═════ Dataset excerpt ═════

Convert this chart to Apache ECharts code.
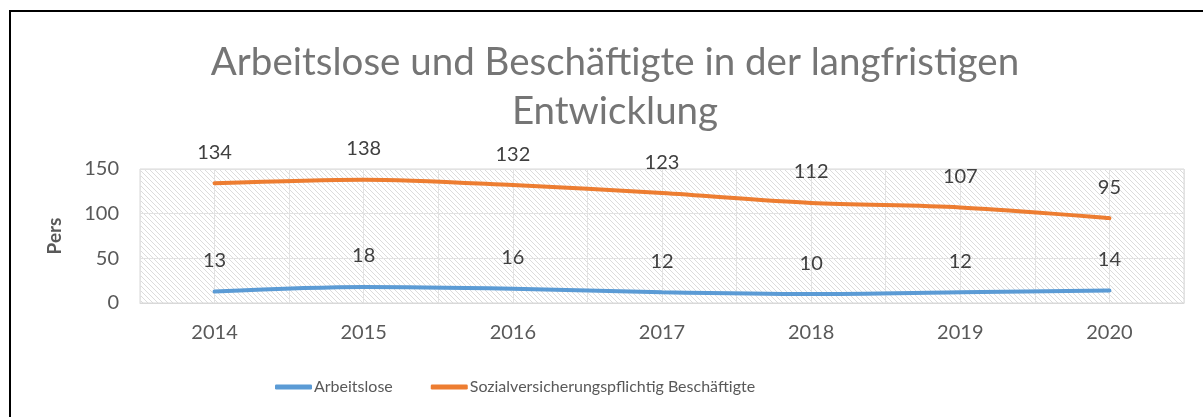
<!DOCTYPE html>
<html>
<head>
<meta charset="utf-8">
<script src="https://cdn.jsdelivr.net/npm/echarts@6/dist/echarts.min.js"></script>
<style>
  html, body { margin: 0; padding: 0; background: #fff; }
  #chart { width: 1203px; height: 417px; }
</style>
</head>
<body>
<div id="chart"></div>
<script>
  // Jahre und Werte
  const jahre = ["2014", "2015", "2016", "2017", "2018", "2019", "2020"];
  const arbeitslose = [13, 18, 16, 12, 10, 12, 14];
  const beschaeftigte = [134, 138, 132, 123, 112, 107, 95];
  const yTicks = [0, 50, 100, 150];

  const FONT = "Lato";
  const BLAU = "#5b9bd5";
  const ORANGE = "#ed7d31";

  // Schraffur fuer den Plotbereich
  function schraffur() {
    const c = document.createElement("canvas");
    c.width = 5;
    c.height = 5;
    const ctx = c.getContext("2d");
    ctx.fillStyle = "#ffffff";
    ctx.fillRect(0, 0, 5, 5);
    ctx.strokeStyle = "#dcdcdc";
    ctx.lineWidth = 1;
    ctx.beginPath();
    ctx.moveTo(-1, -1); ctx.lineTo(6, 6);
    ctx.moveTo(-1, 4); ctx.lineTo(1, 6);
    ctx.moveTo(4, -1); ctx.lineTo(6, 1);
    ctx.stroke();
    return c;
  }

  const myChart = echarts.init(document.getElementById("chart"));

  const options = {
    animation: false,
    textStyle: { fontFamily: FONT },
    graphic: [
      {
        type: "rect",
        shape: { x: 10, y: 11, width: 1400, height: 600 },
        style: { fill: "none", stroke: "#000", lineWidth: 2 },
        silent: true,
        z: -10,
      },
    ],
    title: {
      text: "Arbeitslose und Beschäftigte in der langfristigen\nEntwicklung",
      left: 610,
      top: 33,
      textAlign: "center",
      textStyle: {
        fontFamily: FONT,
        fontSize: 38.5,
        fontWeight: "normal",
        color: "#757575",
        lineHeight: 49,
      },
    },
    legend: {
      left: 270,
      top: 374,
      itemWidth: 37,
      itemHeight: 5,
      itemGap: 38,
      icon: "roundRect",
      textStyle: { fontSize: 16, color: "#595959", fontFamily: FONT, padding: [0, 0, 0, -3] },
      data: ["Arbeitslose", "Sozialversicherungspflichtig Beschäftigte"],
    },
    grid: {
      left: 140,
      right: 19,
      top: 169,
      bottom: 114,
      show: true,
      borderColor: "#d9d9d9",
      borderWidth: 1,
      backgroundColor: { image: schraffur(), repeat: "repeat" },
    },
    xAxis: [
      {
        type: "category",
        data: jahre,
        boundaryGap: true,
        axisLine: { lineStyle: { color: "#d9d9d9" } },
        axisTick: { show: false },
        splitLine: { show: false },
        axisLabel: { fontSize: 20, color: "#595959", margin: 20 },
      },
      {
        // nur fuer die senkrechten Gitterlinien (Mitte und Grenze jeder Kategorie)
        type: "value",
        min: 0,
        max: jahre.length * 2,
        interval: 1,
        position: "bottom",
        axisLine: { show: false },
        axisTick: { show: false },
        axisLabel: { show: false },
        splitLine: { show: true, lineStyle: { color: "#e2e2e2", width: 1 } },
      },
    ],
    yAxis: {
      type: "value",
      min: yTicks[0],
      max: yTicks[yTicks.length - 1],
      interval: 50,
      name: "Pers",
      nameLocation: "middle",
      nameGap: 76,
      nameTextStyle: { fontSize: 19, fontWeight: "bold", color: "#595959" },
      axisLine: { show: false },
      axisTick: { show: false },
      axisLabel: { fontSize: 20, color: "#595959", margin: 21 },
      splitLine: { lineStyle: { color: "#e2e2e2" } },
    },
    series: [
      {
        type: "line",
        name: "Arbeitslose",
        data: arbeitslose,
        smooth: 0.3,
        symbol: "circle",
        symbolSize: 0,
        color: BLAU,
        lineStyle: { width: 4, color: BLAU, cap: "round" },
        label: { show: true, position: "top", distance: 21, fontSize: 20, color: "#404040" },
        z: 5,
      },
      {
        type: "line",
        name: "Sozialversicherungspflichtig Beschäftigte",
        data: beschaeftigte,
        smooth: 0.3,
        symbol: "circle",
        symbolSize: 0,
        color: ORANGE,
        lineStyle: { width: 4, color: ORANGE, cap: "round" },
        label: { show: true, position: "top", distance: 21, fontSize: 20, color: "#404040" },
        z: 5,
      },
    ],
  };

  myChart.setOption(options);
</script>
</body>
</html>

═════

■ **What is asked**
Transcribe the whole listing exactly. Pictures are excluded.

■ **Complete answer**
Convert this chart to Apache ECharts code.
<!DOCTYPE html>
<html>
<head>
<meta charset="utf-8">
<script src="https://cdn.jsdelivr.net/npm/echarts@6/dist/echarts.min.js"></script>
<style>
  html, body { margin: 0; padding: 0; background: #fff; }
  #chart { width: 1203px; height: 417px; }
</style>
</head>
<body>
<div id="chart"></div>
<script>
  // Jahre und Werte
  const jahre = ["2014", "2015", "2016", "2017", "2018", "2019", "2020"];
  const arbeitslose = [13, 18, 16, 12, 10, 12, 14];
  const beschaeftigte = [134, 138, 132, 123, 112, 107, 95];
  const yTicks = [0, 50, 100, 150];

  const FONT = "Lato";
  const BLAU = "#5b9bd5";
  const ORANGE = "#ed7d31";

  // Schraffur fuer den Plotbereich
  function schraffur() {
    const c = document.createElement("canvas");
    c.width = 5;
    c.height = 5;
    const ctx = c.getContext("2d");
    ctx.fillStyle = "#ffffff";
    ctx.fillRect(0, 0, 5, 5);
    ctx.strokeStyle = "#dcdcdc";
    ctx.lineWidth = 1;
    ctx.beginPath();
    ctx.moveTo(-1, -1); ctx.lineTo(6, 6);
    ctx.moveTo(-1, 4); ctx.lineTo(1, 6);
    ctx.moveTo(4, -1); ctx.lineTo(6, 1);
    ctx.stroke();
    return c;
  }

  const myChart = echarts.init(document.getElementById("chart"));

  const options = {
    animation: false,
    textStyle: { fontFamily: FONT },
    graphic: [
      {
        type: "rect",
        shape: { x: 10, y: 11, width: 1400, height: 600 },
        style: { fill: "none", stroke: "#000", lineWidth: 2 },
        silent: true,
        z: -10,
      },
    ],
    title: {
      text: "Arbeitslose und Beschäftigte in der langfristigen\nEntwicklung",
      left: 610,
      top: 33,
      textAlign: "center",
      textStyle: {
        fontFamily: FONT,
        fontSize: 38.5,
        fontWeight: "normal",
        color: "#757575",
        lineHeight: 49,
      },
    },
    legend: {
      left: 270,
      top: 374,
      itemWidth: 37,
      itemHeight: 5,
      itemGap: 38,
      icon: "roundRect",
      textStyle: { fontSize: 16, color: "#595959", fontFamily: FONT, padding: [0, 0, 0, -3] },
      data: ["Arbeitslose", "Sozialversicherungspflichtig Beschäftigte"],
    },
    grid: {
      left: 140,
      right: 19,
      top: 169,
      bottom: 114,
      show: true,
      borderColor: "#d9d9d9",
      borderWidth: 1,
      backgroundColor: { image: schraffur(), repeat: "repeat" },
    },
    xAxis: [
      {
        type: "category",
        data: jahre,
        boundaryGap: true,
        axisLine: { lineStyle: { color: "#d9d9d9" } },
        axisTick: { show: false },
        splitLine: { show: false },
        axisLabel: { fontSize: 20, color: "#595959", margin: 20 },
      },
      {
        // nur fuer die senkrechten Gitterlinien (Mitte und Grenze jeder Kategorie)
        type: "value",
        min: 0,
        max: jahre.length * 2,
        interval: 1,
        position: "bottom",
        axisLine: { show: false },
        axisTick: { show: false },
        axisLabel: { show: false },
        splitLine: { show: true, lineStyle: { color: "#e2e2e2", width: 1 } },
      },
    ],
    yAxis: {
      type: "value",
      min: yTicks[0],
      max: yTicks[yTicks.length - 1],
      interval: 50,
      name: "Pers",
      nameLocation: "middle",
      nameGap: 76,
      nameTextStyle: { fontSize: 19, fontWeight: "bold", color: "#595959" },
      axisLine: { show: false },
      axisTick: { show: false },
      axisLabel: { fontSize: 20, color: "#595959", margin: 21 },
      splitLine: { lineStyle: { color: "#e2e2e2" } },
    },
    series: [
      {
        type: "line",
        name: "Arbeitslose",
        data: arbeitslose,
        smooth: 0.3,
        symbol: "circle",
        symbolSize: 0,
        color: BLAU,
        lineStyle: { width: 4, color: BLAU, cap: "round" },
        label: { show: true, position: "top", distance: 21, fontSize: 20, color: "#404040" },
        z: 5,
      },
      {
        type: "line",
        name: "Sozialversicherungspflichtig Beschäftigte",
        data: beschaeftigte,
        smooth: 0.3,
        symbol: "circle",
        symbolSize: 0,
        color: ORANGE,
        lineStyle: { width: 4, color: ORANGE, cap: "round" },
        label: { show: true, position: "top", distance: 21, fontSize: 20, color: "#404040" },
        z: 5,
      },
    ],
  };

  myChart.setOption(options);
</script>
</body>
</html>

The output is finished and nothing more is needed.